[start of Source material]
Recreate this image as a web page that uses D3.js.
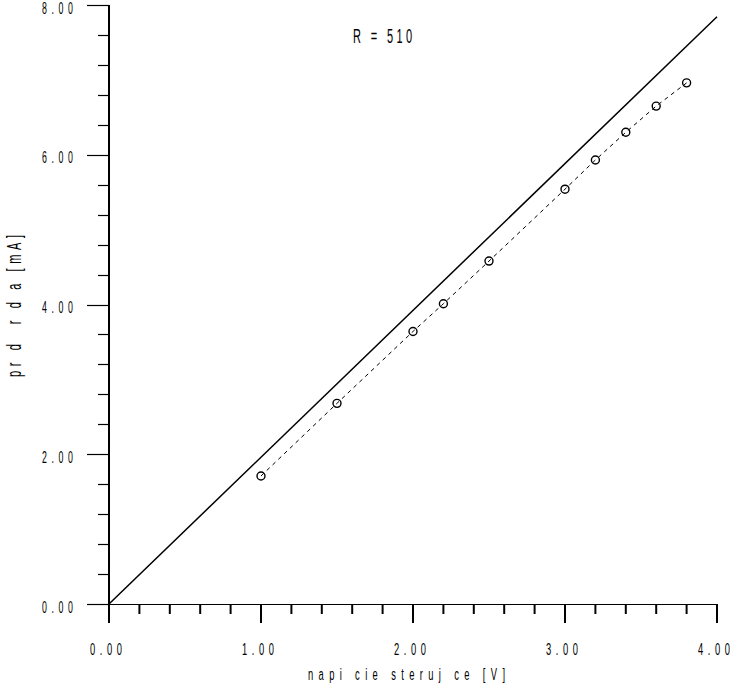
<!DOCTYPE html>
<html>
<head>
<meta charset="utf-8">
<script src="https://cdn.jsdelivr.net/npm/d3@7"></script>
<style>
  html, body { margin: 0; padding: 0; background: #fff; }
  svg { display: block; }
  text { font-family: "Liberation Sans", Arial, sans-serif; fill: #000; }
</style>
</head>
<body>
<svg id="chart" width="730" height="683"></svg>
<script>
// ---- data ----
const uMeasured = [1.0, 1.5, 2.0, 2.2, 2.5, 3.0, 3.2, 3.4, 3.6, 3.8];
const iMeasured = [1.71, 2.68, 3.64, 4.01, 4.58, 5.54, 5.93, 6.30, 6.65, 6.96];
const uTheory = [0, 4.0];
const iTheory = [0, 4.0 / 0.51];   // I = U / R, R = 510 ohm -> mA
const xMajorTicks = [0, 1, 2, 3, 4];
const xMinorTicks = [0.2, 0.4, 0.6, 0.8, 1.2, 1.4, 1.6, 1.8, 2.2, 2.4, 2.6, 2.8, 3.2, 3.4, 3.6, 3.8];
const yMajorTicks = [0, 2, 4, 6, 8];
const yMinorTicks = [0.4, 0.8, 1.2, 1.6, 2.4, 2.8, 3.2, 3.6, 4.4, 4.8, 5.2, 5.6, 6.4, 6.8, 7.2, 7.6];
const xTitle = "napi cie steruj ce [V]";
const yTitle = "pr d  r d a [mA]";
const annotation = "R = 510";

// ---- scales ----
const x = d3.scaleLinear().domain([0, 4]).range([109, 717]);
const y = d3.scaleLinear().domain([0, 8]).range([604, 5]);
const fmt = d3.format(".2f");

const svg = d3.select("#chart");
const SX = 0.55;

function narrowText(str, tx, ty, size, width, rotate) {
  const tr = rotate ? `translate(${tx},${ty}) rotate(-90) scale(${SX},1)`
                    : `translate(${tx},${ty}) scale(${SX},1)`;
  svg.append("text")
    .attr("transform", tr)
    .attr("font-size", size)
    .attr("textLength", width / SX)
    .attr("lengthAdjust", "spacing")
    .style("white-space", "pre")
    .attr("xml:space", "preserve")
    .text(str);
}

// ---- axes lines ----
svg.append("line")
  .attr("x1", x(0)).attr("x2", x(0))
  .attr("y1", y(8)).attr("y2", y(0) + 19)
  .attr("stroke", "#000").attr("stroke-width", 2);
svg.append("line")
  .attr("x1", x(0) - 22).attr("x2", x(4))
  .attr("y1", y(0) + 0.5).attr("y2", y(0) + 0.5)
  .attr("stroke", "#000").attr("stroke-width", 1.2);

// x ticks
svg.selectAll(".xmaj").data(xMajorTicks).enter().append("line")
  .attr("x1", d => x(d)).attr("x2", d => x(d))
  .attr("y1", y(0)).attr("y2", y(0) + 19)
  .attr("stroke", "#000").attr("stroke-width", 2);
svg.selectAll(".xmin").data(xMinorTicks).enter().append("line")
  .attr("x1", d => x(d)).attr("x2", d => x(d))
  .attr("y1", y(0)).attr("y2", y(0) + 10)
  .attr("stroke", "#000").attr("stroke-width", 2);

// y ticks
svg.selectAll(".ymaj").data(yMajorTicks).enter().append("line")
  .attr("x1", x(0) - 22).attr("x2", x(0))
  .attr("y1", d => Math.round(y(d)) + 0.5).attr("y2", d => Math.round(y(d)) + 0.5)
  .attr("stroke", "#000").attr("stroke-width", 1.2);
svg.selectAll(".ymin").data(yMinorTicks).enter().append("line")
  .attr("x1", x(0) - 11).attr("x2", x(0))
  .attr("y1", d => Math.round(y(d)) + 0.5).attr("y2", d => Math.round(y(d)) + 0.5)
  .attr("stroke", "#000").attr("stroke-width", 1.2);

// tick labels
xMajorTicks.forEach(d => narrowText(fmt(d), x(d) - 19, 655, 17, 32, false));
yMajorTicks.forEach(d => narrowText(fmt(d), 42, y(d) + 8.5, 16, 31, false));

// titles
narrowText(xTitle, 308, 680, 17, 197, false);
narrowText(yTitle, 21, 377, 20, 142, true);
narrowText(annotation, 353, 43, 20, 59, false);

// ---- theoretical line ----
const line = d3.line().x(d => x(d[0])).y(d => y(d[1]));
svg.append("path")
  .datum(uTheory.map((u, i) => [u, iTheory[i]]))
  .attr("d", line)
  .attr("fill", "none").attr("stroke", "#000").attr("stroke-width", 1.5);

// ---- measured dashed line ----
const meas = uMeasured.map((u, i) => [u, iMeasured[i]]);
svg.append("path")
  .datum(meas)
  .attr("d", line)
  .attr("fill", "none").attr("stroke", "#000").attr("stroke-width", 1)
  .attr("stroke-dasharray", "4,4");

svg.selectAll(".pt").data(meas).enter().append("circle")
  .attr("cx", d => x(d[0])).attr("cy", d => y(d[1]))
  .attr("r", 4)
  .attr("fill", "none").attr("stroke", "#000").attr("stroke-width", 1.4);
</script>
</body>
</html>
[end of Source material]
Required task: Copy out all the data without changing anything, and drop the pictures.

Written answer:
Recreate this image as a web page that uses D3.js.
<!DOCTYPE html>
<html>
<head>
<meta charset="utf-8">
<script src="https://cdn.jsdelivr.net/npm/d3@7"></script>
<style>
  html, body { margin: 0; padding: 0; background: #fff; }
  svg { display: block; }
  text { font-family: "Liberation Sans", Arial, sans-serif; fill: #000; }
</style>
</head>
<body>
<svg id="chart" width="730" height="683"></svg>
<script>
// ---- data ----
const uMeasured = [1.0, 1.5, 2.0, 2.2, 2.5, 3.0, 3.2, 3.4, 3.6, 3.8];
const iMeasured = [1.71, 2.68, 3.64, 4.01, 4.58, 5.54, 5.93, 6.30, 6.65, 6.96];
const uTheory = [0, 4.0];
const iTheory = [0, 4.0 / 0.51];   // I = U / R, R = 510 ohm -> mA
const xMajorTicks = [0, 1, 2, 3, 4];
const xMinorTicks = [0.2, 0.4, 0.6, 0.8, 1.2, 1.4, 1.6, 1.8, 2.2, 2.4, 2.6, 2.8, 3.2, 3.4, 3.6, 3.8];
const yMajorTicks = [0, 2, 4, 6, 8];
const yMinorTicks = [0.4, 0.8, 1.2, 1.6, 2.4, 2.8, 3.2, 3.6, 4.4, 4.8, 5.2, 5.6, 6.4, 6.8, 7.2, 7.6];
const xTitle = "napi cie steruj ce [V]";
const yTitle = "pr d  r d a [mA]";
const annotation = "R = 510";

// ---- scales ----
const x = d3.scaleLinear().domain([0, 4]).range([109, 717]);
const y = d3.scaleLinear().domain([0, 8]).range([604, 5]);
const fmt = d3.format(".2f");

const svg = d3.select("#chart");
const SX = 0.55;

function narrowText(str, tx, ty, size, width, rotate) {
  const tr = rotate ? `translate(${tx},${ty}) rotate(-90) scale(${SX},1)`
                    : `translate(${tx},${ty}) scale(${SX},1)`;
  svg.append("text")
    .attr("transform", tr)
    .attr("font-size", size)
    .attr("textLength", width / SX)
    .attr("lengthAdjust", "spacing")
    .style("white-space", "pre")
    .attr("xml:space", "preserve")
    .text(str);
}

// ---- axes lines ----
svg.append("line")
  .attr("x1", x(0)).attr("x2", x(0))
  .attr("y1", y(8)).attr("y2", y(0) + 19)
  .attr("stroke", "#000").attr("stroke-width", 2);
svg.append("line")
  .attr("x1", x(0) - 22).attr("x2", x(4))
  .attr("y1", y(0) + 0.5).attr("y2", y(0) + 0.5)
  .attr("stroke", "#000").attr("stroke-width", 1.2);

// x ticks
svg.selectAll(".xmaj").data(xMajorTicks).enter().append("line")
  .attr("x1", d => x(d)).attr("x2", d => x(d))
  .attr("y1", y(0)).attr("y2", y(0) + 19)
  .attr("stroke", "#000").attr("stroke-width", 2);
svg.selectAll(".xmin").data(xMinorTicks).enter().append("line")
  .attr("x1", d => x(d)).attr("x2", d => x(d))
  .attr("y1", y(0)).attr("y2", y(0) + 10)
  .attr("stroke", "#000").attr("stroke-width", 2);

// y ticks
svg.selectAll(".ymaj").data(yMajorTicks).enter().append("line")
  .attr("x1", x(0) - 22).attr("x2", x(0))
  .attr("y1", d => Math.round(y(d)) + 0.5).attr("y2", d => Math.round(y(d)) + 0.5)
  .attr("stroke", "#000").attr("stroke-width", 1.2);
svg.selectAll(".ymin").data(yMinorTicks).enter().append("line")
  .attr("x1", x(0) - 11).attr("x2", x(0))
  .attr("y1", d => Math.round(y(d)) + 0.5).attr("y2", d => Math.round(y(d)) + 0.5)
  .attr("stroke", "#000").attr("stroke-width", 1.2);

// tick labels
xMajorTicks.forEach(d => narrowText(fmt(d), x(d) - 19, 655, 17, 32, false));
yMajorTicks.forEach(d => narrowText(fmt(d), 42, y(d) + 8.5, 16, 31, false));

// titles
narrowText(xTitle, 308, 680, 17, 197, false);
narrowText(yTitle, 21, 377, 20, 142, true);
narrowText(annotation, 353, 43, 20, 59, false);

// ---- theoretical line ----
const line = d3.line().x(d => x(d[0])).y(d => y(d[1]));
svg.append("path")
  .datum(uTheory.map((u, i) => [u, iTheory[i]]))
  .attr("d", line)
  .attr("fill", "none").attr("stroke", "#000").attr("stroke-width", 1.5);

// ---- measured dashed line ----
const meas = uMeasured.map((u, i) => [u, iMeasured[i]]);
svg.append("path")
  .datum(meas)
  .attr("d", line)
  .attr("fill", "none").attr("stroke", "#000").attr("stroke-width", 1)
  .attr("stroke-dasharray", "4,4");

svg.selectAll(".pt").data(meas).enter().append("circle")
  .attr("cx", d => x(d[0])).attr("cy", d => y(d[1]))
  .attr("r", 4)
  .attr("fill", "none").attr("stroke", "#000").attr("stroke-width", 1.4);
</script>
</body>
</html>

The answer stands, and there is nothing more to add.